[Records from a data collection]
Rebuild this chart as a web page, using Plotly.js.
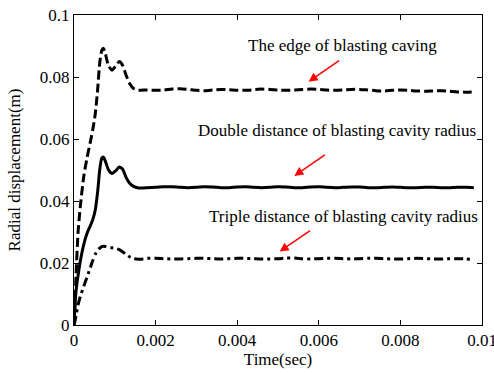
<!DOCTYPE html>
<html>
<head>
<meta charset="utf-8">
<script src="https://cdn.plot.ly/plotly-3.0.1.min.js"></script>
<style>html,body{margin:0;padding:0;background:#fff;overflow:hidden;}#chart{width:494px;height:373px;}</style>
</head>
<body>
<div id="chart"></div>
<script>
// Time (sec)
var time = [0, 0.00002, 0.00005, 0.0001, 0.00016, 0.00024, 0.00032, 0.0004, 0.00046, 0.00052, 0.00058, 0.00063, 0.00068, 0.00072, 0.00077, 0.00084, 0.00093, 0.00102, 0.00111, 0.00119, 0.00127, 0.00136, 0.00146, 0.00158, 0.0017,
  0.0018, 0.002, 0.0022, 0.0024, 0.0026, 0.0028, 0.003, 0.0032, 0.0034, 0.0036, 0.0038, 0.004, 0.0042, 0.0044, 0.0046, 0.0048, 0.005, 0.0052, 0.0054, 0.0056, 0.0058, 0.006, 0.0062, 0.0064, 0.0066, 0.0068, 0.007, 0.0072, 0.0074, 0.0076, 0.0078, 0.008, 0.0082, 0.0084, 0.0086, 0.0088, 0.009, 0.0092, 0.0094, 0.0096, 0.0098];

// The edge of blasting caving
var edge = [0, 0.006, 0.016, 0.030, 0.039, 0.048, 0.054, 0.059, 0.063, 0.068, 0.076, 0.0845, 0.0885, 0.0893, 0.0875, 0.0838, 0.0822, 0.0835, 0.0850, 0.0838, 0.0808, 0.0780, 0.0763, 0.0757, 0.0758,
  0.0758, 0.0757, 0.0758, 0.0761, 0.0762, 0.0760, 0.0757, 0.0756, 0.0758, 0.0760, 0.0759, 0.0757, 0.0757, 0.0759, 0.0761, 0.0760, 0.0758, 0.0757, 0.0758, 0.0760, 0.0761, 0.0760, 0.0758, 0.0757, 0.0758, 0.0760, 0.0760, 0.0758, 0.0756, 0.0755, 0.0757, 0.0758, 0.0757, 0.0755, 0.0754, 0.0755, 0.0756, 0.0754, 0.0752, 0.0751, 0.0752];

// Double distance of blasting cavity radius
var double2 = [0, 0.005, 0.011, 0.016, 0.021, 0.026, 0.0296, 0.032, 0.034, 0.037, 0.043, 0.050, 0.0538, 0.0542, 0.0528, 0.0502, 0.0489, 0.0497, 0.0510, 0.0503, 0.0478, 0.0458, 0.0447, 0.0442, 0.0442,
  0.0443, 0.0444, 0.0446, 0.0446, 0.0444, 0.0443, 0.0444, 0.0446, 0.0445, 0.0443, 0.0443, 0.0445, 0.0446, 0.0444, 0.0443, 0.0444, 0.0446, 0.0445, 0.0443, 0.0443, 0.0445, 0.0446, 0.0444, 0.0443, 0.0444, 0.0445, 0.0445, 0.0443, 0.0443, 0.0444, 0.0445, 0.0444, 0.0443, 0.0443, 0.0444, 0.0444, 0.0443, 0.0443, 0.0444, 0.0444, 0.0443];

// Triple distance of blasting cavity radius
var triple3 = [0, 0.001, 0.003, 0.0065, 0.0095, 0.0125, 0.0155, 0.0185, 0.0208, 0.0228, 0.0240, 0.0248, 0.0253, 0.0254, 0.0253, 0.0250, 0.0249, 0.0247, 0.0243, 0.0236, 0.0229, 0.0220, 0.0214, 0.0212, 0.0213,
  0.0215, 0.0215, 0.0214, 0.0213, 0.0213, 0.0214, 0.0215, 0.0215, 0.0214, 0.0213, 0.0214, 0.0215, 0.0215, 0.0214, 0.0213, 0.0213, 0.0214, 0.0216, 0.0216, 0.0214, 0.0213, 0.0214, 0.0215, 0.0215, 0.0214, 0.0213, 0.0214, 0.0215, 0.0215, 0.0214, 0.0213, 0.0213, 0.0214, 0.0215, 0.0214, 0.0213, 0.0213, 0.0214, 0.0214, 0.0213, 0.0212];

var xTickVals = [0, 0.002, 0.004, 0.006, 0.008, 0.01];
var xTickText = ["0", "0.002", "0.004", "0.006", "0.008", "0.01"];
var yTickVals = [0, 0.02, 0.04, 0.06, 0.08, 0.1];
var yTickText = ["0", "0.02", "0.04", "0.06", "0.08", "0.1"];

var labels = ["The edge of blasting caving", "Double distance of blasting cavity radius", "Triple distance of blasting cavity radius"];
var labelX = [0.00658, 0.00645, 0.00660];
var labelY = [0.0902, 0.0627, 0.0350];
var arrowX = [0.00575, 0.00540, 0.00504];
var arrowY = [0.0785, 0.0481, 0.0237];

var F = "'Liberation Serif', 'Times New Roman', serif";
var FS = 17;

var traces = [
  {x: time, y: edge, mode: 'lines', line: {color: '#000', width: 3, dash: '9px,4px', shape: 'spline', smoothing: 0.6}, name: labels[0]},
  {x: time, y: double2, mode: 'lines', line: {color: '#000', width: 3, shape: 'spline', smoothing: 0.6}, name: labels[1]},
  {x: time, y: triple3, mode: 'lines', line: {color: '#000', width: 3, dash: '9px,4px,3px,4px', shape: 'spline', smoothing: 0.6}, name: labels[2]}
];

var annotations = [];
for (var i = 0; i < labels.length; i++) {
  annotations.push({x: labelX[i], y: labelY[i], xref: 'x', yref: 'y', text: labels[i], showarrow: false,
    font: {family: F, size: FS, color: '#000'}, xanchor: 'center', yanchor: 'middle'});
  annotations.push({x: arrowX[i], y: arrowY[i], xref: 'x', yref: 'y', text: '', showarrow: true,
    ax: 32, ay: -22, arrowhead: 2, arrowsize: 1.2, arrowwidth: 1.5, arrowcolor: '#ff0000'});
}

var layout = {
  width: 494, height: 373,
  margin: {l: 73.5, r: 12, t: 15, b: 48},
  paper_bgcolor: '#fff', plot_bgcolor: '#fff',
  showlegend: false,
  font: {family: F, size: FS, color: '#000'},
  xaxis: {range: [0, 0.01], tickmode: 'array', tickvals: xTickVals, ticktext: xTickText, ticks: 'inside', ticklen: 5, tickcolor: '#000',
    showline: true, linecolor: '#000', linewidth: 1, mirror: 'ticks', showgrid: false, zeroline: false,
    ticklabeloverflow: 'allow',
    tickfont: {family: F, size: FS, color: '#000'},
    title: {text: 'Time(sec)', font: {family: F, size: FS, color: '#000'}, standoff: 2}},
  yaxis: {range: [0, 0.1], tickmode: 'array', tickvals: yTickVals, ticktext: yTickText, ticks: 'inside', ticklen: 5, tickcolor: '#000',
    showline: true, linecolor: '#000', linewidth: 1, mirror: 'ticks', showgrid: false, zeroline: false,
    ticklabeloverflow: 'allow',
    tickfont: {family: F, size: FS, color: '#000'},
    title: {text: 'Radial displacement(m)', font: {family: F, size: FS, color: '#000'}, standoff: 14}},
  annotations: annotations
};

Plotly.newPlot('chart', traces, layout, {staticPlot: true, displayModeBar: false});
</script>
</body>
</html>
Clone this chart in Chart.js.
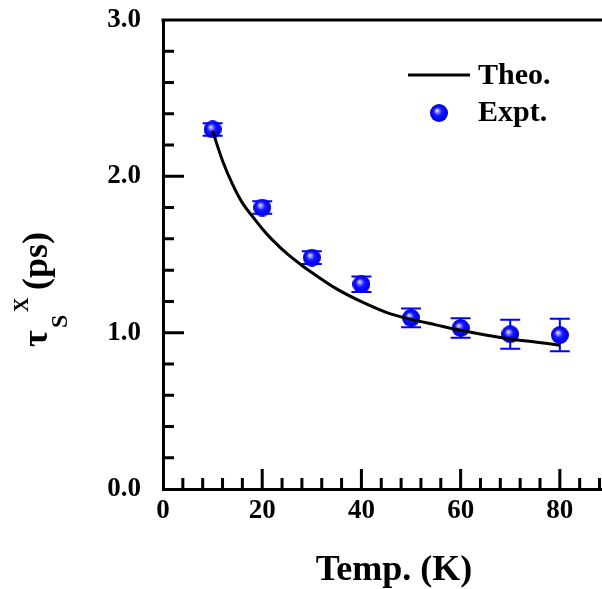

> TASK GOAL: Copy whichever lines in the listing above contain the word "chart".

> THE OUTPUT:
Rebuild this chart as a web page, using Plotly.js.
<style>html,body{margin:0;padding:0;background:#fff;overflow:hidden;}#chart{width:494px;height:373px;}</style>
<div id="chart"></div>
Plotly.newPlot('chart', traces, layout, {staticPlot: true, displayModeBar: false});
Clone this chart in Chart.js.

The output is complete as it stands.